**Stated goal**
Return the listing below exactly, with the pictures dropped.

**Data excerpt**
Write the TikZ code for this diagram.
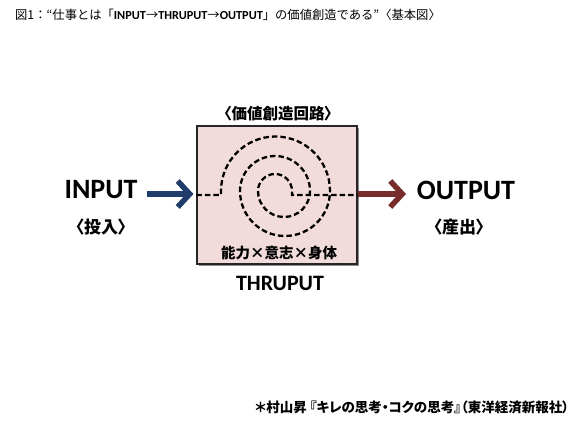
\documentclass[tikz,border=0pt]{standalone}
\usepackage{fontspec}
\setmainfont{Carlito}
\newfontfamily\jpfont{Noto Sans CJK JP}
\newfontfamily\jppfont[RawFeature=+palt]{Noto Sans CJK JP}
\newfontfamily\latinfont{Carlito}
\usetikzlibrary{arrows.meta}
\definecolor{boxfill}{HTML}{F2DCDB}
\definecolor{inblue}{HTML}{1F3C6B}
\definecolor{outred}{HTML}{772B2B}
\tikzset{
  boxstyle/.style={draw=black!85, line width=1.1pt, fill=boxfill, minimum width=160pt, minimum height=138pt, inner sep=0pt},
  shadowbox/.style={fill=black!45, minimum width=160pt, minimum height=138pt, inner sep=0pt, draw=none},
  bigword/.style={font=\latinfont\bfseries\fontsize{28}{30}\selectfont, inner sep=0pt},
  jplabel/.style={font=\jppfont\bfseries\fontsize{17}{19}\selectfont, inner sep=0pt},
  spiral/.style={line width=2.3pt, dash pattern=on 5.5pt off 3pt},
  inarrow/.style={draw=inblue, line width=5.5pt, -{Straight Barb[length=12pt,width=26pt]}},
  outarrow/.style={draw=outred, line width=5.5pt, -{Straight Barb[length=12pt,width=26pt]}}
}
\begin{document}
\begin{tikzpicture}[x=1pt,y=1pt]
\useasboundingbox[fill=white] (0,0) rectangle (580,431);
% title
\node[anchor=west, inner sep=0pt, font=\jpfont\fontsize{12.3}{14}\selectfont] (title) at (15,416)
  {図1：“仕事とは「{\latinfont\bfseries INPUT}→{\latinfont\bfseries THRUPUT}→{\latinfont\bfseries OUTPUT}」の価値創造である”〈基本図〉};
% box
\node[shadowbox] (shadow) at (279,234) {};
\node[boxstyle] (box) at (277,236) {};
\node[jplabel, font=\jppfont\bfseries\fontsize{15.5}{17}\selectfont] (circuit) at (278,317) {〈価値創造回路〉};
\node[jplabel, font=\jppfont\bfseries\fontsize{14.5}{16}\selectfont] (factors) at (279,178) {能力×意志×身体};
\node[bigword, font=\latinfont\bfseries\fontsize{22}{24}\selectfont] (thruput) at (280,148) {THRUPUT};
% spiral
\coordinate (sl) at (box.west);
\coordinate (sr) at (box.east);
\draw[spiral] (sl) -- (221,236) -- (221,240)
  arc[start angle=180, end angle=0, radius=54.5pt]
  arc[start angle=0, end angle=-180, radius=45pt]
  arc[start angle=180, end angle=0, radius=35pt]
  arc[start angle=0, end angle=-180, radius=26pt]
  arc[start angle=180, end angle=0, radius=17pt]
  -- (292,236) -- (sr);
% input / output
\node[bigword] (input) at (101,241) {INPUT};
\node[jplabel] (inputjp) at (101,204) {〈投入〉};
\node[bigword] (output) at (466,241) {OUTPUT};
\node[jplabel] (outputjp) at (459,204) {〈産出〉};
\coordinate (ain) at (147,237);
\coordinate (aout) at (406,237);
\draw[inarrow] (ain) -- ([xshift=-3pt]box.west |- ain);
\draw[outarrow] (box.east |- aout) -- (aout);
% footnote
\node[anchor=west, inner sep=0pt, font=\jppfont\bfseries\fontsize{13.5}{15}\selectfont] (foot) at (255,24)
  {＊村山昇 『キレの思考・コクの思考』（東洋経済新報社）};
\end{tikzpicture}
\end{document}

**Task solution**
Write the TikZ code for this diagram.
\documentclass[tikz,border=0pt]{standalone}
\usepackage{fontspec}
\setmainfont{Carlito}
\newfontfamily\jpfont{Noto Sans CJK JP}
\newfontfamily\jppfont[RawFeature=+palt]{Noto Sans CJK JP}
\newfontfamily\latinfont{Carlito}
\usetikzlibrary{arrows.meta}
\definecolor{boxfill}{HTML}{F2DCDB}
\definecolor{inblue}{HTML}{1F3C6B}
\definecolor{outred}{HTML}{772B2B}
\tikzset{
  boxstyle/.style={draw=black!85, line width=1.1pt, fill=boxfill, minimum width=160pt, minimum height=138pt, inner sep=0pt},
  shadowbox/.style={fill=black!45, minimum width=160pt, minimum height=138pt, inner sep=0pt, draw=none},
  bigword/.style={font=\latinfont\bfseries\fontsize{28}{30}\selectfont, inner sep=0pt},
  jplabel/.style={font=\jppfont\bfseries\fontsize{17}{19}\selectfont, inner sep=0pt},
  spiral/.style={line width=2.3pt, dash pattern=on 5.5pt off 3pt},
  inarrow/.style={draw=inblue, line width=5.5pt, -{Straight Barb[length=12pt,width=26pt]}},
  outarrow/.style={draw=outred, line width=5.5pt, -{Straight Barb[length=12pt,width=26pt]}}
}
\begin{document}
\begin{tikzpicture}[x=1pt,y=1pt]
\useasboundingbox[fill=white] (0,0) rectangle (580,431);
% title
\node[anchor=west, inner sep=0pt, font=\jpfont\fontsize{12.3}{14}\selectfont] (title) at (15,416)
  {図1：“仕事とは「{\latinfont\bfseries INPUT}→{\latinfont\bfseries THRUPUT}→{\latinfont\bfseries OUTPUT}」の価値創造である”〈基本図〉};
% box
\node[shadowbox] (shadow) at (279,234) {};
\node[boxstyle] (box) at (277,236) {};
\node[jplabel, font=\jppfont\bfseries\fontsize{15.5}{17}\selectfont] (circuit) at (278,317) {〈価値創造回路〉};
\node[jplabel, font=\jppfont\bfseries\fontsize{14.5}{16}\selectfont] (factors) at (279,178) {能力×意志×身体};
\node[bigword, font=\latinfont\bfseries\fontsize{22}{24}\selectfont] (thruput) at (280,148) {THRUPUT};
% spiral
\coordinate (sl) at (box.west);
\coordinate (sr) at (box.east);
\draw[spiral] (sl) -- (221,236) -- (221,240)
  arc[start angle=180, end angle=0, radius=54.5pt]
  arc[start angle=0, end angle=-180, radius=45pt]
  arc[start angle=180, end angle=0, radius=35pt]
  arc[start angle=0, end angle=-180, radius=26pt]
  arc[start angle=180, end angle=0, radius=17pt]
  -- (292,236) -- (sr);
% input / output
\node[bigword] (input) at (101,241) {INPUT};
\node[jplabel] (inputjp) at (101,204) {〈投入〉};
\node[bigword] (output) at (466,241) {OUTPUT};
\node[jplabel] (outputjp) at (459,204) {〈産出〉};
\coordinate (ain) at (147,237);
\coordinate (aout) at (406,237);
\draw[inarrow] (ain) -- ([xshift=-3pt]box.west |- ain);
\draw[outarrow] (box.east |- aout) -- (aout);
% footnote
\node[anchor=west, inner sep=0pt, font=\jppfont\bfseries\fontsize{13.5}{15}\selectfont] (foot) at (255,24)
  {＊村山昇 『キレの思考・コクの思考』（東洋経済新報社）};
\end{tikzpicture}
\end{document}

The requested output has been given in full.